Autismo em números no Brasil e no mundo
- Segundo a Organização Mundial da Saúde (OMS), existem cerca de 70 milhões de pessoas com TEA no mundo.
- A prevalência estimada por organismos internacionais é de 1 caso de TEA para cada 44 nascimentos.
- No Brasil, o autismo foi incluído no Censo Demográfico de 2020 por determinação da Lei n. 13.861, de 18 de julho de 2019.
- A estimativa atual é de que cerca de 2 milhões de brasileiros tenham TEA, o que corresponde a 1% da população. No entanto, este número pode ser maior
- O Centro de Controle e Prevenção de Doenças dos Estados Unidos (CDC) estimava que, em 2022, cerca de 2,2% da população acima de 18 anos possuía TEA.
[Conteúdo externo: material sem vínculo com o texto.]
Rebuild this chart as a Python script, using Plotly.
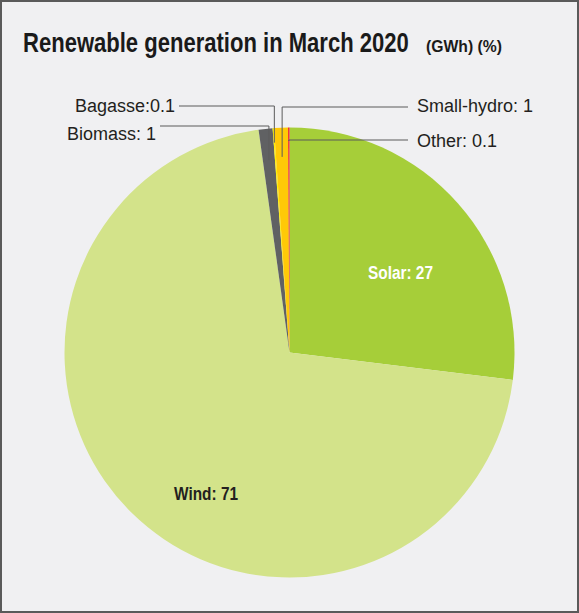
import math
import plotly.graph_objects as go

# Renewable generation mix, March 2020 (share of GWh, %)
sources = ["Solar", "Wind", "Biomass", "Bagasse", "Small-hydro", "Other"]
shares = [27, 71, 1, 0.1, 1, 0.1]
colors = ["#a6ce39", "#d3e38a", "#606163", "#fff200", "#ffc907", "#ed1c24"]

W, H = 579, 613
CX, CY, R = 289.5, 352.5, 225.0   # pie centre and radius in pixels


def px(x):
    return x / W


def py(y):
    return 1 - y / H


fig = go.Figure(go.Pie(
    labels=sources,
    values=shares,
    sort=False,
    direction="clockwise",
    rotation=0,
    marker=dict(colors=colors, line=dict(width=0)),
    textinfo="none",
    hoverinfo="label+value",
    showlegend=False,
    domain=dict(x=[px(CX - R), px(CX + R)], y=[py(CY + R), py(CY - R)]),
))

# mid-angle of each slice, clockwise from 12 o'clock
total = sum(shares)
mid_angle = {}
acc = 0.0
for name, v in zip(sources, shares):
    mid_angle[name] = (acc + v / 2) / total * 2 * math.pi
    acc += v

# callouts for the thin slices: (source, label text, label side, label x, label y, line y, point radius)
callouts = [
    ("Bagasse", "Bagasse:0.1", "left", 177, 106, 106, 0.935),
    ("Biomass", "Biomass: 1", "left", 158, 134, 126, 0.86),
    ("Small-hydro", "Small-hydro: 1", "right", 415, 106, 107, 0.87),
    ("Other", "Other: 0.1", "right", 415, 141, 140, 0.94),
]

shapes = []
annotations = []
for name, text, side, lx, ly, liney, rf in callouts:
    a = mid_angle[name]
    ex = CX + rf * R * math.sin(a)
    ey = CY - rf * R * math.cos(a)
    sx = lx + 2 if side == "left" else lx - 7
    path = f"M{px(sx)},{py(liney)} L{px(ex)},{py(liney)} L{px(ex)},{py(ey)}"
    shapes.append(dict(type="path", xref="paper", yref="paper", path=path,
                       line=dict(color="#5b5b5b", width=1)))
    annotations.append(dict(
        x=px(lx), y=py(ly), xref="paper", yref="paper", text=text, showarrow=False,
        xanchor="right" if side == "left" else "left", yanchor="middle",
        font=dict(family="Liberation Sans, Arial, sans-serif", size=18, color="#231f20"),
    ))

solar_text = f"Solar: {shares[0]}"
wind_text = f"Wind: {shares[1]}"
title_text = "Renewable generation in March 2020"
unit_text = "(GWh) (%)"

# condensed widths (px) for the title and in-slice labels, and the pivot to squeeze about
condensed = {
    title_text: [386, "left"],
    unit_text: [76, "left"],
    solar_text: [65, "center"],
    wind_text: [64, "center"],
}

# in-slice labels for the two large slices
annotations.append(dict(
    x=px(400), y=py(272), xref="paper", yref="paper",
    text=f"<b>{solar_text}</b>", showarrow=False, xanchor="center", yanchor="middle",
    width=condensed[solar_text][0], align="center",
    font=dict(family="Liberation Sans, Arial, sans-serif", size=19, color="#ffffff"),
))
annotations.append(dict(
    x=px(206), y=py(494), xref="paper", yref="paper",
    text=f"<b>{wind_text}</b>", showarrow=False, xanchor="center", yanchor="middle",
    width=condensed[wind_text][0], align="center",
    font=dict(family="Liberation Sans, Arial, sans-serif", size=18, color="#231f20"),
))

# title and unit
annotations.append(dict(
    x=px(21), y=py(43), xref="paper", yref="paper",
    text=f"<b>{title_text}</b>", showarrow=False, align="left",
    width=condensed[title_text][0], xanchor="left", yanchor="middle",
    font=dict(family="Liberation Sans, Arial, sans-serif", size=28, color="#1a1a1a"),
))
annotations.append(dict(
    x=px(424), y=py(46), xref="paper", yref="paper",
    text=f"<b>{unit_text}</b>", showarrow=False, align="left",
    width=condensed[unit_text][0], xanchor="left", yanchor="middle",
    font=dict(family="Liberation Sans, Arial, sans-serif", size=17, color="#1a1a1a"),
))

# outer frame
shapes.append(dict(type="rect", xref="paper", yref="paper", x0=0, x1=1, y0=0, y1=1,
                   line=dict(color="#5a5a5a", width=4), layer="above"))

fig.update_layout(
    width=W, height=H,
    margin=dict(l=0, r=0, t=0, b=0),
    paper_bgcolor="#f0f0f2",
    plot_bgcolor="#f0f0f2",
    shapes=shapes,
    annotations=annotations,
)

# squeeze the bold lettering horizontally into a condensed look
js = """
var spec = %s;
var gd = document.getElementById('{plot_id}');
gd.querySelectorAll('text.annotation-text').forEach(function (t) {
  var s = spec[t.textContent];
  if (!s) return;
  var n = t;
  while (n && n !== gd) {
    if (n.removeAttribute) n.removeAttribute('clip-path');
    if (n.tagName && n.tagName.toLowerCase() === 'svg' && n.classList &&
        !n.classList.contains('main-svg')) {
      n.setAttribute('overflow', 'visible');
      n.style.overflow = 'visible';
    }
    n = n.parentNode;
  }
  var b = t.getBBox();
  var k = s[0] / b.width;
  var p = s[1] === 'left' ? b.x : b.x + b.width / 2;
  t.setAttribute('transform',
    'translate(' + p + ',0) scale(' + k + ',1) translate(' + (-p) + ',0)');
});
""" % str(condensed).replace("'", '"')

fig.write_html("out.html", config={"displayModeBar": False}, post_script=js)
- Um estudo mais recente do CDC, publicado em 2023, estima que uma em cada 36 crianças é diagnosticada com autismo no Brasil.
- Conforme o “Canal Autismo”, há um estudo piloto na cidade de Atibaia (SP), com 20 mil habitantes, que estimava 1 pessoa com espectro autista para cada 367 crianças.
- Levantamento da Universidade de Passo Fundo (UPF) em parceria com a Apae, apontou que o TEA afeta cerca de 600 mil famílias no Brasil.